Shape of LSTM variables

thecho7 · March 28, 2018, 12:24pm

Greetings,

I want to ask a question about the shape of attributes in LSTM.
Anybody who can explain why the size of variable is multiply of 4 * hidden_size ?

For example, weight_ih_l[k] : the learnable input-hidden weights of the :math:\text{k}^{th} layer
(W_ii|W_if|W_ig|W_io), of shape **(4*hidden_size x input_size)**

Thank you.

richard · March 28, 2018, 1:56pm

I’m going to point you here: https://medium.com/mlreview/understanding-lstm-and-its-diagrams-37e2f46f1714 for the diagram.

The main idea is that we want the i, f, g, o gates to all be of size hidden_size.
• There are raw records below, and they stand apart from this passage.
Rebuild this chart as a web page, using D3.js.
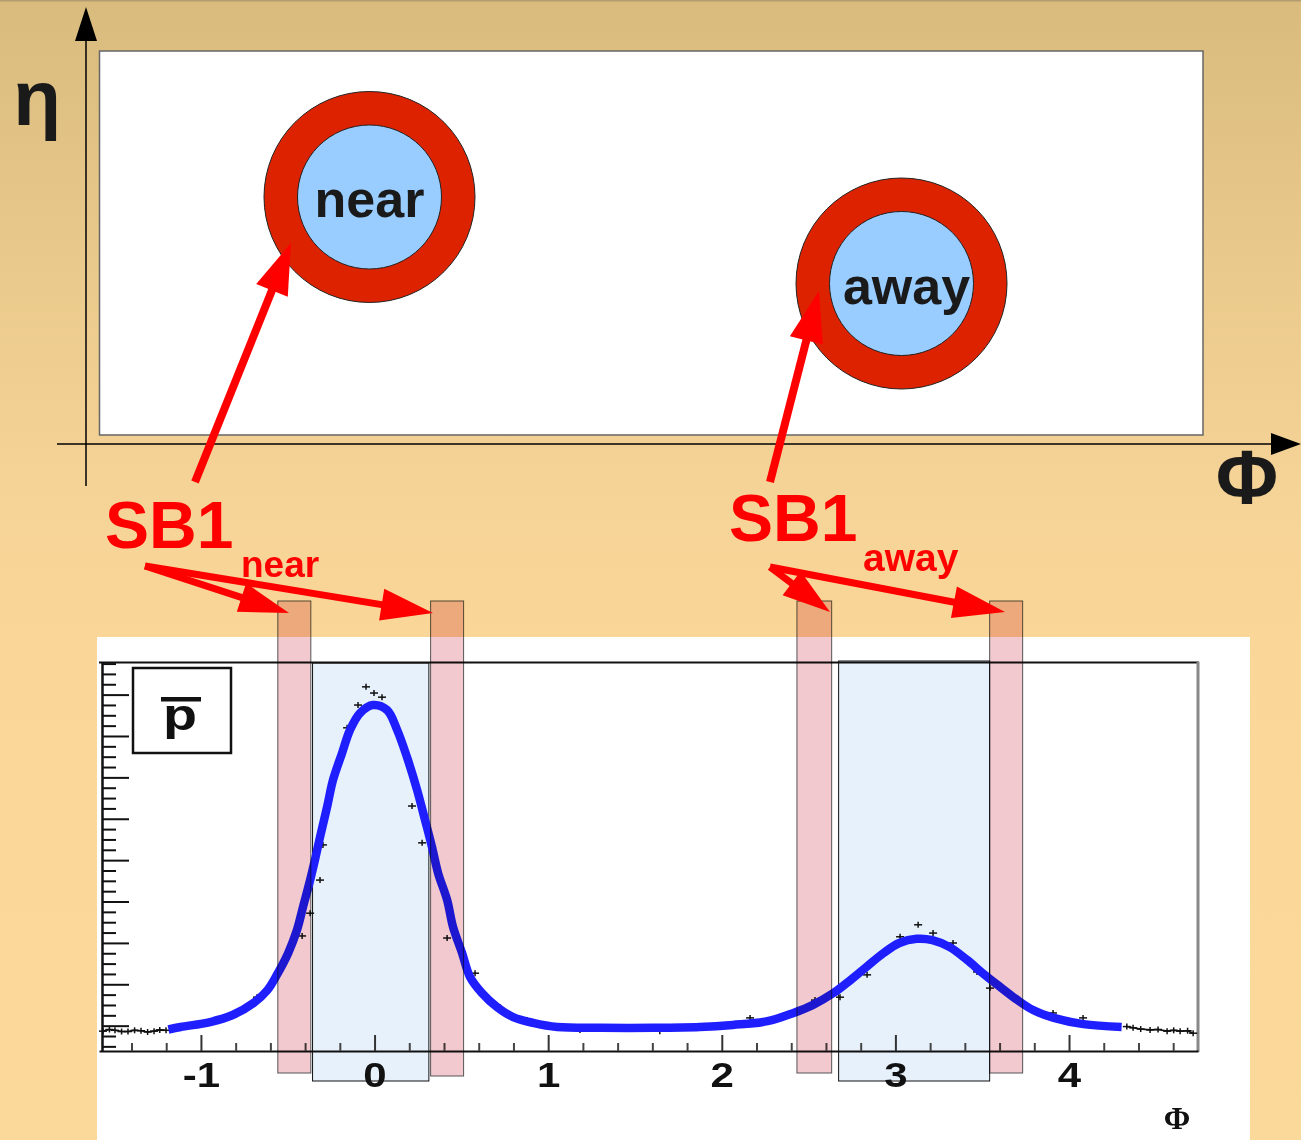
<!DOCTYPE html>
<html>
<head>
<meta charset="utf-8">
<script src="https://cdn.jsdelivr.net/npm/d3@7"></script>
<style>
  html, body { margin: 0; padding: 0; background: #FBD99B; }
  svg { display: block; }
</style>
</head>
<body>
<svg id="chart" width="1301" height="1140"></svg>
<script>
// ---- Φ distribution: fitted curve (blue) ----
const fitPhi = [-1.19, -1.12, -0.95, -0.82, -0.70, -0.62, -0.56, -0.50, -0.45, -0.415, -0.374, -0.346, -0.317, -0.276, -0.242, -0.19, -0.144, -0.086, -0.012, 0.069, 0.127, 0.184, 0.242, 0.288, 0.328, 0.363, 0.415, 0.449, 0.501, 0.547, 0.616, 0.703, 0.795, 0.91, 1.05, 1.3, 1.6, 1.87, 2.06, 2.26, 2.41, 2.52, 2.64, 2.74, 2.83, 2.93, 3.02, 3.12, 3.21, 3.31, 3.41, 3.50, 3.60, 3.70, 3.79, 3.91, 4.08, 4.30];
const fitVal = [0.92, 0.98, 1.10, 1.27, 1.56, 1.87, 2.28, 2.77, 3.32, 3.88, 4.53, 5.02, 5.57, 6.30, 6.95, 7.60, 8.16, 8.57, 8.76, 8.64, 8.16, 7.50, 6.71, 5.98, 5.33, 4.70, 4.05, 3.40, 2.77, 2.19, 1.80, 1.46, 1.22, 1.08, 0.98, 0.96, 0.96, 0.98, 1.03, 1.12, 1.32, 1.51, 1.80, 2.12, 2.43, 2.77, 3.01, 3.11, 3.08, 2.91, 2.60, 2.28, 1.95, 1.63, 1.39, 1.20, 1.05, 0.98];

// ---- Φ distribution: measured bins (black) ----
const dataPhi = [-1.567, -1.530, -1.498, -1.460, -1.423, -1.385, -1.348, -1.310, -1.273, -1.240, -1.204, -0.876, -0.737, -0.680, -0.420, -0.374, -0.317, -0.300, -0.161, -0.098, -0.052, -0.006, 0.040, 0.213, 0.271, 0.415, 0.576, 0.703, 0.876, 1.18, 1.41, 1.64, 1.87, 2.160, 2.258, 2.534, 2.678, 2.834, 2.909, 3.024, 3.128, 3.214, 3.329, 3.467, 3.542, 3.905, 4.078, 4.330, 4.366, 4.410, 4.464, 4.510, 4.562, 4.600, 4.637, 4.680, 4.712];
const dataVal = [0.88, 0.92, 0.90, 0.87, 0.87, 0.90, 0.89, 0.86, 0.88, 0.91, 0.90, 1.20, 1.44, 1.70, 3.18, 3.73, 4.53, 5.38, 8.21, 8.76, 9.20, 9.05, 8.95, 6.32, 5.43, 3.13, 2.28, 1.51, 1.15, 0.91, 0.93, 0.88, 0.96, 1.20, 1.15, 1.63, 1.70, 2.24, 2.67, 3.16, 3.45, 3.25, 3.01, 2.31, 1.92, 1.32, 1.20, 0.99, 0.96, 0.93, 0.91, 0.92, 0.88, 0.90, 0.88, 0.89, 0.83];

// ---- Φ windows ----
const signalLo = [-0.36, 2.67];
const signalHi = [0.31, 3.54];
const sidebandLo = [-0.56, 0.32, 2.43, 3.54];
const sidebandHi = [-0.37, 0.51, 2.63, 3.73];

// ---- axis ticks ----
const xTickValues = [-1, 0, 1, 2, 3, 4];
const xTickLabels = ["-1", "0", "1", "2", "3", "4"];
const xMinorStep = 0.2;
const yMajorTicks = [1, 2, 3, 4, 5, 6, 7, 8, 9];
const yMinorStep = 0.25;

// ---- labels ----
const regionNames = ["near", "away"];
const legendLabel = "p";
const axisPhi = "Φ";
const axisEta = "η";
const sidebandLabel = "SB1";

const svg = d3.select("#chart");
const sans = "Liberation Sans, Arial, sans-serif";

// background
const defs = svg.append("defs");
const grad = defs.append("linearGradient").attr("id", "bg")
  .attr("x1", 0).attr("y1", 0).attr("x2", 0).attr("y2", 1);
[[0, "#D8BB7D"], [0.2, "#E8C88A"], [0.42, "#F5D296"], [0.56, "#FAD798"], [1, "#FBD99B"]]
  .forEach(([o, c]) => grad.append("stop").attr("offset", o).attr("stop-color", c));
svg.append("rect").attr("width", 1301).attr("height", 1140).attr("fill", "url(#bg)");
svg.append("line").attr("x1", 0).attr("x2", 1301).attr("y1", 0.75).attr("y2", 0.75)
  .attr("stroke", "#B39C70").attr("stroke-width", 1.5);

// ---------- upper η–Φ diagram ----------
svg.append("rect").attr("x", 99.5).attr("y", 51).attr("width", 1103.5).attr("height", 384)
  .attr("fill", "#fff").attr("stroke", "#666").attr("stroke-width", 1.5);

const jets = [{cx: 369.5, cy: 197}, {cx: 901.5, cy: 283.5}];
const jetG = svg.append("g");
jets.forEach((j, i) => {
  jetG.append("circle").attr("cx", j.cx).attr("cy", j.cy).attr("r", 105.5)
    .attr("fill", "#DD2200").attr("stroke", "#222").attr("stroke-width", 1);
  jetG.append("circle").attr("cx", j.cx).attr("cy", j.cy).attr("r", 72)
    .attr("fill", "#99CCFF").attr("stroke", "#222").attr("stroke-width", 1);
  jetG.append("text").attr("x", j.cx + (i ? 5 : 0)).attr("y", j.cy + 20)
    .attr("text-anchor", "middle").attr("font-family", sans)
    .attr("font-weight", "bold").attr("font-size", 52).attr("fill", "#1A1A1A")
    .text(regionNames[i]);
});

// coordinate axes with arrowheads
svg.append("line").attr("x1", 86).attr("x2", 86).attr("y1", 38).attr("y2", 486)
  .attr("stroke", "#000").attr("stroke-width", 1.5);
svg.append("polygon").attr("points", "86,7 75,41 97,41").attr("fill", "#000");
svg.append("line").attr("x1", 57).attr("x2", 1273).attr("y1", 444).attr("y2", 444)
  .attr("stroke", "#000").attr("stroke-width", 1.5);
svg.append("polygon").attr("points", "1301,444 1271,433 1271,455").attr("fill", "#000");

svg.append("text").attr("x", 37).attr("y", 125).attr("text-anchor", "middle")
  .attr("font-family", sans).attr("font-weight", "bold")
  .attr("font-size", 78).attr("fill", "#1A1A1A").text(axisEta);
svg.append("text").attr("x", 1247).attr("y", 504).attr("text-anchor", "middle")
  .attr("font-family", sans).attr("font-weight", "bold")
  .attr("font-size", 76).attr("fill", "#1A1A1A").text(axisPhi);

// ---------- lower Φ histogram ----------
svg.append("rect").attr("x", 97).attr("y", 637).attr("width", 1153).attr("height", 503).attr("fill", "#fff");

const x = d3.scaleLinear().domain([-1.59, 4.74]).range([99, 1198]);
const y = d3.scaleLinear().domain([0.4, 9.8]).range([1051, 662]);

// signal windows (behind the curve)
const sigG = svg.append("g");
signalLo.forEach((lo, i) => {
  const top = i ? 661 : 663;
  sigG.append("rect").attr("x", x(lo)).attr("y", top)
    .attr("width", x(signalHi[i]) - x(lo)).attr("height", 1081 - top)
    .attr("fill", "#E6F1FC").attr("stroke", "#111").attr("stroke-width", 1);
});

// frame
const frame = svg.append("g");
frame.append("line").attr("x1", 99).attr("x2", 1199).attr("y1", 662.5).attr("y2", 662.5)
  .attr("stroke", "#111").attr("stroke-width", 2);
frame.append("line").attr("x1", 1198).attr("x2", 1198).attr("y1", 662).attr("y2", 1052)
  .attr("stroke", "#888").attr("stroke-width", 3);

// x axis
const xMinor = d3.range(-1.4, 4.7, xMinorStep).filter(v => Math.abs(v - Math.round(v)) > 0.01);
const xAxis = d3.axisBottom(x).tickValues(xTickValues).tickSize(0).tickFormat("");
const xg = svg.append("g").attr("transform", "translate(0,1051)").call(xAxis);
xg.select(".domain").attr("stroke", "#111").attr("stroke-width", 2);
xg.selectAll(".xmaj").data(xTickValues).enter().append("line")
  .attr("x1", d => x(d)).attr("x2", d => x(d)).attr("y1", 0).attr("y2", -16)
  .attr("stroke", "#333").attr("stroke-width", 2);
xg.selectAll(".xmin").data(xMinor).enter().append("line")
  .attr("x1", d => x(d)).attr("x2", d => x(d)).attr("y1", 0).attr("y2", -8)
  .attr("stroke", "#444").attr("stroke-width", 2);
svg.append("g").selectAll("text").data(xTickValues).enter().append("text")
  .attr("transform", d => `translate(${x(d)},1087) scale(1.2,1)`)
  .attr("text-anchor", "middle").attr("font-family", sans)
  .attr("font-weight", "bold").attr("font-size", 35).attr("fill", "#111")
  .text((d, i) => xTickLabels[i]);
svg.append("text").attr("x", 1177).attr("y", 1129).attr("text-anchor", "middle")
  .attr("font-family", "Liberation Serif, Times New Roman, serif").attr("font-weight", "bold")
  .attr("font-size", 32).attr("fill", "#111").text(axisPhi);

// y axis (ticks only)
const yMinor = d3.range(0.5, 9.8, yMinorStep).filter(v => Math.abs(v - Math.round(v)) > 0.01);
const yAxis = d3.axisLeft(y).tickValues(yMajorTicks).tickSize(0).tickFormat("");
const yg = svg.append("g").attr("transform", "translate(102,0)").call(yAxis);
yg.select(".domain").attr("stroke", "#111").attr("stroke-width", 2.5);
yg.selectAll(".ymaj").data(yMajorTicks).enter().append("line")
  .attr("x1", 0).attr("x2", 27).attr("y1", d => y(d)).attr("y2", d => y(d))
  .attr("stroke", "#111").attr("stroke-width", 2);
yg.selectAll(".ymin").data(yMinor).enter().append("line")
  .attr("x1", 0).attr("x2", 14).attr("y1", d => y(d)).attr("y2", d => y(d))
  .attr("stroke", "#111").attr("stroke-width", 2);

// measured bins: the tails outside the fit range read as a continuous trace
const fitMin = d3.min(fitPhi), fitMax = d3.max(fitPhi);
const dataPts = dataPhi.map((p, i) => [p, dataVal[i]]);
const traceLine = d3.line().x(d => x(d[0])).y(d => y(d[1]));
[dataPts.filter(d => d[0] <= fitMin + 0.02), dataPts.filter(d => d[0] >= fitMax - 0.02)].forEach(seg => {
  svg.append("path").datum(seg).attr("d", traceLine)
    .attr("fill", "none").attr("stroke", "#111").attr("stroke-width", 1.6);
});
const dataG = svg.append("g").attr("stroke", "#111").attr("stroke-width", 1.5);
dataPts.forEach(([p, v]) => {
  const cx = x(p), cy = y(v);
  dataG.append("line").attr("x1", cx - 4).attr("x2", cx + 4).attr("y1", cy).attr("y2", cy);
  dataG.append("line").attr("x1", cx).attr("x2", cx).attr("y1", cy - 3).attr("y2", cy + 3);
});

// fitted curve
const fitPts = fitPhi.map((p, i) => [p, fitVal[i]]);
svg.append("path").datum(fitPts)
  .attr("d", d3.line().x(d => x(d[0])).y(d => y(d[1])).curve(d3.curveCatmullRom))
  .attr("fill", "none").attr("stroke", "#1E1EFF").attr("stroke-width", 8.5)
  .attr("stroke-linejoin", "round");

// sideband windows, tinted over the histogram
const sbG = svg.append("g");
sidebandLo.forEach((lo, i) => {
  sbG.append("rect").attr("x", x(lo)).attr("y", 601)
    .attr("width", x(sidebandHi[i]) - x(lo)).attr("height", (i === 1 ? 1076 : 1073) - 601)
    .attr("fill", "#F2C9CF").style("mix-blend-mode", "multiply")
    .attr("stroke", "#555").attr("stroke-width", 1);
});

// legend box
svg.append("rect").attr("x", 133).attr("y", 668).attr("width", 98).attr("height", 85)
  .attr("fill", "#fff").attr("stroke", "#111").attr("stroke-width", 2.5);
svg.append("text").attr("x", 163).attr("y", 730)
  .attr("font-family", sans).attr("font-weight", "bold")
  .attr("font-size", 44).attr("fill", "#111")
  .attr("textLength", 34).attr("lengthAdjust", "spacingAndGlyphs").text(legendLabel);
svg.append("rect").attr("x", 161).attr("y", 697).attr("width", 40).attr("height", 4.5).attr("fill", "#111");

// ---------- red annotation arrows ----------
const arrowG = svg.append("g").attr("fill", "#FF0000");
function arrow(x1, y1, x2, y2, headLen, headHalf, shaftW) {
  const dx = x2 - x1, dy = y2 - y1, L = Math.hypot(dx, dy);
  const ux = dx / L, uy = dy / L, px = -uy, py = ux;
  const bx = x2 - ux * headLen, by = y2 - uy * headLen;
  arrowG.append("line").attr("x1", x1).attr("y1", y1).attr("x2", bx + ux * 3).attr("y2", by + uy * 3)
    .attr("stroke", "#FF0000").attr("stroke-width", shaftW);
  arrowG.append("polygon").attr("points",
    `${x2},${y2} ${bx + px * headHalf},${by + py * headHalf} ${bx - px * headHalf},${by - py * headHalf}`);
}
arrow(195, 482, 291, 243, 51, 17, 8);
arrow(770, 482, 819, 291, 51, 17, 8);
arrow(145, 566, 289, 613, 50, 15, 7);
arrow(145, 566, 433, 613, 52, 16, 7);
arrow(770, 567, 830, 612, 48, 15, 7);
arrow(770, 567, 1005, 612, 52, 16, 7);

const sbText = [
  {x: 105, y: 548, sx: 241, sy: 577, sub: regionNames[0], subSize: 37},
  {x: 729, y: 541, sx: 863, sy: 571, sub: regionNames[1], subSize: 39}
];
sbText.forEach(t => {
  svg.append("text").attr("x", t.x).attr("y", t.y)
    .attr("font-family", sans).attr("font-weight", "bold")
    .attr("font-size", 66).attr("fill", "#FF0000").text(sidebandLabel);
  svg.append("text").attr("x", t.sx).attr("y", t.sy)
    .attr("font-family", sans).attr("font-weight", "bold")
    .attr("font-size", t.subSize).attr("fill", "#FF0000").text(t.sub);
});
</script>
</body>
</html>
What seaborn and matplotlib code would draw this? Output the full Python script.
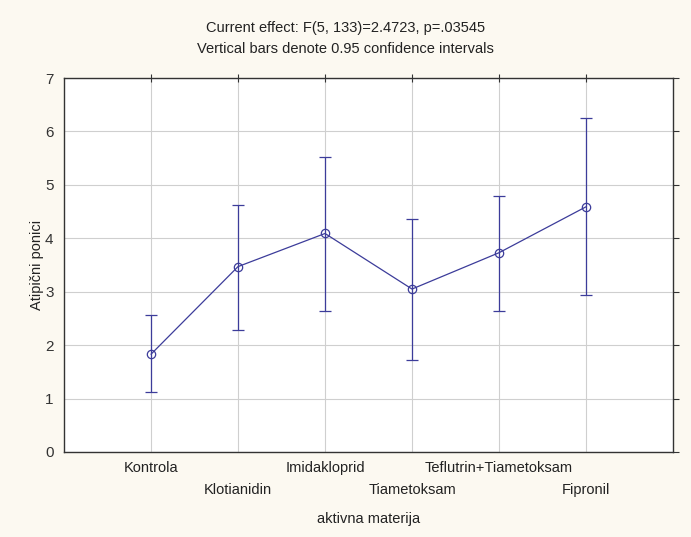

The math works out when the weight is (4*hidden_size, input_size) because the output of the matrix multiplication is split into 4 pieces.

ZetilenZoe · March 28, 2018, 2:22pm

You can have a look at how LSTMCell is implemented in the file _functions/rnn.py

You can see how the gates are computed in the line 32.

gates = F.linear(input, w_ih, b_ih) + F.linear(hx, w_hh, b_hh)

Here, weights are of shape (4*hidden_size x input_size), (4*hidden_size x hidden_size) and biases are of shape (4*hidden_size). The result of linear function will be of shape (4*hidden_size). Then, there comes the splitting part in line 34.

ingate, forgetgate, cellgate, outgate = gates.chunk(4, 1)

Then each gate will be of shape (hidden_size).

thecho7 · March 29, 2018, 2:03am

Helpful link! Thanks:)

thecho7 · March 29, 2018, 2:04am

Split is the point I missed. Good explanation, thank you.